Amajita need Safa's support

Amajita players celebrate after qualifying for the World Cup to be hosted by Poland in May.
Amajita players celebrate after qualifying for the World Cup to be hosted by Poland in May.
Image: BackpagePix

Firstly, congratulations are in order after the national Under-20 team, Amajita, qualified for their second successive World Cup to be hosted by Poland in May. The draw is being held today.

Their World Cup feat plus the victory over their nemesis Nigeria to finish third in the Under-20 Africa Cup of Nations (Afcon), sent the entire country into a state of jubilation a week ago.

In the midst of the ecstasy that swept across our country, there were those who doubted whether the future Bafana Bafana would go all the way to the final and win the tournament.

And in the exchange of the arguments that ensued, in comes the South African Football Association (Safa).

The football leaders at Nasrec should leave no stone unturned in ensuring that Amajita are well-prepared for their World Cup campaign. It is their second stint in a row after playing at the World Cup in South Korea two years ago.

There is no reason for Safa to drop the ball; the national soccer body must ensure they give the lads every support, financially and otherwise, not excluding the technical preparations in order to turn them into conquerors.

Even former Bafana Bafana and Under-23 mentor Shakes Mashaba has openly come out in support of Amajita, professing his trust in the team to make the country proud on the world stage.

If I were to be asked to rate Amajita's prospects of going all the way to reaching the final, I would say they would pass with flying colours. There is no doubt they are a great bunch of young talented players, but confidence must be instilled in them that they become world-beaters.

I marvelled watching every game they played during the Afcon and listening to the coach explaining how they painstakingly planned for every match.

They were on numerous instances found wanting in their shooting for goals and the goal-getting stakes in particular, but with proper fine-tuning, coupled with the cherry-on-top - the return of players such as forward Lyle Foster for the World Cup, any team in their group is there for the taking.

The players showed sparks of great levels of maturity and most are likely to become household names as Bafana players in the next year or so.

Amajita coach Thabo Senong has often complained about the lack of international experience and playing competitive friendly matches in the lead up to tournaments like the World Cup. That must be rectified.

To book their place in Poland, Senong's charges beat Burundi 1-0 in their last group stage match of the Afcon, having drawn their first two games against hosts Niger and Nigeria, but lost to Senegal 1-0 in the semifinals, then went on to beat Nigeria on penalties for their first ever bronze medal finish.

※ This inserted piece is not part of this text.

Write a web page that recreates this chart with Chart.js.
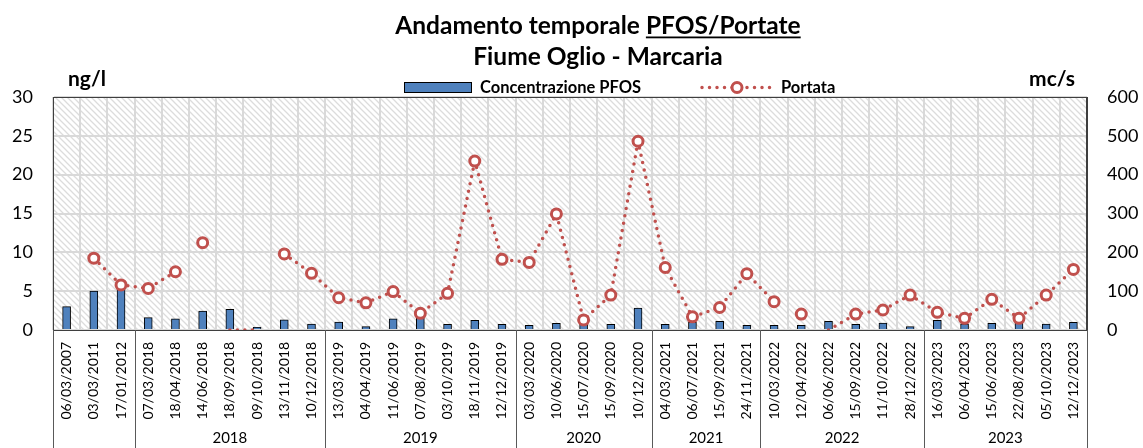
<!DOCTYPE html>
<html>
<head>
<meta charset="utf-8">
<script src="https://cdn.jsdelivr.net/npm/chart.js@4/dist/chart.umd.min.js"></script>
<style>
  html, body { margin: 0; padding: 0; background: #fff; }
  #wrap { width: 1143px; height: 448px; position: relative; }
</style>
</head>
<body>
<div id="wrap"><canvas id="c"></canvas></div>
<script>
// ---- DATA ----
const categories = ['06/03/2007','03/03/2011','17/01/2012','07/03/2018','18/04/2018','14/06/2018','18/09/2018','09/10/2018','13/11/2018','10/12/2018',
  '13/03/2019','04/04/2019','11/06/2019','07/08/2019','03/10/2019','18/11/2019','12/12/2019',
  '03/03/2020','10/06/2020','15/07/2020','15/09/2020','10/12/2020',
  '04/03/2021','06/07/2021','15/09/2021','24/11/2021',
  '10/03/2022','12/04/2022','06/06/2022','15/09/2022','11/10/2022','28/12/2022',
  '16/03/2023','06/04/2023','15/06/2023','22/08/2023','05/10/2023','12/12/2023'];
const pfos = [3.0, 5.0, 5.3, 1.6, 1.45, 2.45, 2.65, 0.35, 1.3, 0.77,
  1.03, 0.43, 1.45, 1.5, 0.73, 1.25, 0.73,
  0.6, 0.86, 0.75, 0.73, 2.83,
  0.73, 1.0, 1.12, 0.6,
  0.6, 0.6, 1.12, 0.73, 0.9, 0.43,
  1.25, 0.8, 0.86, 0.85, 0.77, 0.99];
const portata = [null, 185, 116, 107, 150, 225, 0, 0, 196, 146,
  83, 70, 99, 43, 94.5, 435, 182,
  174, 299, 26, 90, 486,
  161, 34, 58, 145,
  73, 41, 0, 41, 51.5, 90,
  45.5, 30, 79, 30, 90, 156];
// segments of the Portata line that are not drawn (start index of segment)
const portataGaps = [4, 5, 7, 26, 27];
const groupLabels = ['', '2018', '2019', '2020', '2021', '2022', '2023'];
const groupSizes = [3, 7, 7, 5, 4, 6, 6];
const leftTicks = [0, 5, 10, 15, 20, 25, 30];
const rightTicks = [0, 100, 200, 300, 400, 500, 600];

const FONT = 'Lato, "Open Sans", sans-serif';
const BAR_BLUE = '#4f81bd';
const RED = '#c0504d';

function makeHatch() {
  const s = 6;
  const c = document.createElement('canvas');
  c.width = s; c.height = s;
  const g = c.getContext('2d');
  g.fillStyle = '#ffffff';
  g.fillRect(0, 0, s, s);
  g.strokeStyle = '#dcdcdc';
  g.lineWidth = 1.3;
  g.beginPath();
  g.moveTo(-1, -1); g.lineTo(s + 1, s + 1);
  g.moveTo(-1, s - 1); g.lineTo(1, s + 1);
  g.moveTo(s - 1, -1); g.lineTo(s + 1, 1);
  g.stroke();
  return g.createPattern(c, 'repeat');
}

const decor = {
  id: 'decor',
  beforeDraw(chart) {
    const { ctx, chartArea: a } = chart;
    ctx.save();
    ctx.fillStyle = makeHatch();
    ctx.fillRect(a.left, a.top, a.right - a.left, a.bottom - a.top);
    ctx.restore();
  },
  afterDatasetsDraw(chart) {
    const { ctx, chartArea: a } = chart;
    ctx.save();
    ctx.strokeStyle = '#3f3f3f';
    ctx.lineWidth = 1;
    ctx.strokeRect(Math.round(a.left) + 0.5, Math.round(a.top) + 0.5, Math.round(a.right - a.left) - 1, Math.round(a.bottom - a.top));
    ctx.restore();
  },
  afterDraw(chart) {
    const { ctx, chartArea: a, scales } = chart;
    const xs = scales.x;
    const n = categories.length;
    const w = (xs.right - xs.left) / n;
    ctx.save();
    ctx.strokeStyle = '#595959';
    ctx.lineWidth = 1;
    let start = 0;
    const H = chart.height;
    const drawV = (x) => {
      const xx = Math.round(x) + 0.5;
      ctx.beginPath(); ctx.moveTo(xx, a.bottom); ctx.lineTo(xx, H); ctx.stroke();
    };
    drawV(xs.left);
    ctx.fillStyle = '#000';
    ctx.font = '15px ' + FONT;
    ctx.textAlign = 'center';
    ctx.textBaseline = 'middle';
    groupSizes.forEach((sz, i) => {
      const x0 = xs.left + w * start;
      const x1 = xs.left + w * (start + sz);
      drawV(x1);
      if (groupLabels[i]) ctx.fillText(groupLabels[i], (x0 + x1) / 2, 438);
      start += sz;
    });

    // Title
    ctx.fillStyle = '#000';
    ctx.textBaseline = 'alphabetic';
    ctx.font = 'bold 24.5px ' + FONT;
    const t1a = 'Andamento temporale ';
    const t1b = 'PFOS/Portate';
    const wa = ctx.measureText(t1a).width;
    const wb = ctx.measureText(t1b).width;
    const cx = 598;
    let tx = cx - (wa + wb) / 2;
    ctx.textAlign = 'left';
    ctx.fillText(t1a, tx, 34);
    ctx.fillText(t1b, tx + wa, 34);
    ctx.fillRect(tx + wa, 36.5, wb, 1.8);
    ctx.textAlign = 'center';
    ctx.fillText('Fiume Oglio - Marcaria', cx, 65);

    // Axis unit titles
    ctx.font = 'bold 21px ' + FONT;
    ctx.textAlign = 'left';
    ctx.fillText('ng/l', 68, 86);
    ctx.textAlign = 'right';
    ctx.fillText('mc/s', 1075, 86);

    // Legend
    ctx.fillStyle = BAR_BLUE;
    ctx.fillRect(404.5, 82.5, 67, 10);
    ctx.strokeStyle = '#000';
    ctx.lineWidth = 1;
    ctx.strokeRect(404.5, 82.5, 67, 10);
    ctx.fillStyle = '#000';
    ctx.font = 'bold 16.5px ' + FONT;
    ctx.textAlign = 'left';
    ctx.fillText('Concentrazione PFOS', 480, 93);
    ctx.strokeStyle = RED;
    ctx.lineWidth = 3.5;
    ctx.lineCap = 'round';
    ctx.setLineDash([0, 7.5]);
    ctx.beginPath(); ctx.moveTo(702, 87.5); ctx.lineTo(772, 87.5); ctx.stroke();
    ctx.setLineDash([]);
    ctx.beginPath(); ctx.arc(737, 87.5, 5, 0, Math.PI * 2);
    ctx.fillStyle = '#fff'; ctx.fill();
    ctx.lineWidth = 3; ctx.strokeStyle = RED; ctx.stroke();
    ctx.fillStyle = '#000';
    ctx.fillText('Portata', 781, 93);
    ctx.restore();
  }
};

new Chart(document.getElementById('c'), {
  type: 'bar',
  data: {
    labels: categories,
    datasets: [
      {
        type: 'line',
        label: 'Portata',
        data: portata,
        yAxisID: 'y1',
        order: 0,
        borderColor: RED,
        borderWidth: 3.5,
        borderDash: [0, 7.5],
        borderCapStyle: 'round',
        pointStyle: 'circle',
        pointRadius: (c) => (c.raw === 0 || c.raw === null) ? 0 : 5,
        pointBorderWidth: 3,
        pointBackgroundColor: '#ffffff',
        pointBorderColor: RED,
        tension: 0,
        spanGaps: false,
        segment: {
          borderColor: (c) => portataGaps.includes(c.p0DataIndex) ? 'rgba(0,0,0,0)' : undefined
        }
      },
      {
        type: 'bar',
        label: 'Concentrazione PFOS',
        data: pfos,
        yAxisID: 'y',
        order: 1,
        backgroundColor: BAR_BLUE,
        borderColor: '#000',
        borderWidth: 1,
        barThickness: 8
      }
    ]
  },
  options: {
    responsive: true,
    maintainAspectRatio: false,
    animation: false,
    devicePixelRatio: 1,
    layout: { padding: { top: 97, left: 0, right: 0, bottom: 0 } },
    plugins: { legend: { display: false }, title: { display: false }, tooltip: { enabled: false } },
    scales: {
      x: {
        offset: true,
        afterFit: (s) => { s.height = 118; },
        grid: { display: true, offset: true, color: '#d9d9d9', lineWidth: 2, drawTicks: false },
        border: { display: true, color: '#000', width: 1 },
        ticks: { minRotation: 90, maxRotation: 90, autoSkip: false, padding: 12, color: '#000', font: { family: FONT, size: 14 } }
      },
      y: {
        position: 'left',
        min: 0, max: 30,
        afterFit: (s) => { s.width = 53; },
        afterBuildTicks: (s) => { s.ticks = leftTicks.map(v => ({ value: v })); },
        grid: { color: '#d9d9d9', lineWidth: 2, drawTicks: false },
        border: { display: true, color: '#3f3f3f', width: 1 },
        ticks: { padding: 20, color: '#000', font: { family: FONT, size: 18 } }
      },
      y1: {
        position: 'right',
        min: 0, max: 600,
        afterFit: (s) => { s.width = 56; },
        afterBuildTicks: (s) => { s.ticks = rightTicks.map(v => ({ value: v })); },
        grid: { display: false, drawTicks: false },
        border: { display: true, color: '#3f3f3f', width: 1 },
        ticks: { padding: 20, color: '#000', font: { family: FONT, size: 18 } }
      }
    }
  },
  plugins: [decor]
});
</script>
</body>
</html>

This eight-nation continental tournament also doubles up as Under-20 World Cup qualification tournament, where only the top four national teams earn a berth at the World Cup.

Before the back-to-back qualification, Amajita also booked a place in the World Cup finals in Malaysia in 1997 and Egypt in 2009.

Safa president Danny Jordaan, has called them "warriors on the field of play", but many sceptics don't believe Amajita can go all the way to reach the final match.

However it is up to players such as striker Foster, defenders Keenan Phillips, Happy Mashiane, Fezile Gcaba and midfielder Khanya Leshabela, among others, to rise to the occasion and go all the way, with Safa's unequivocal backing of course.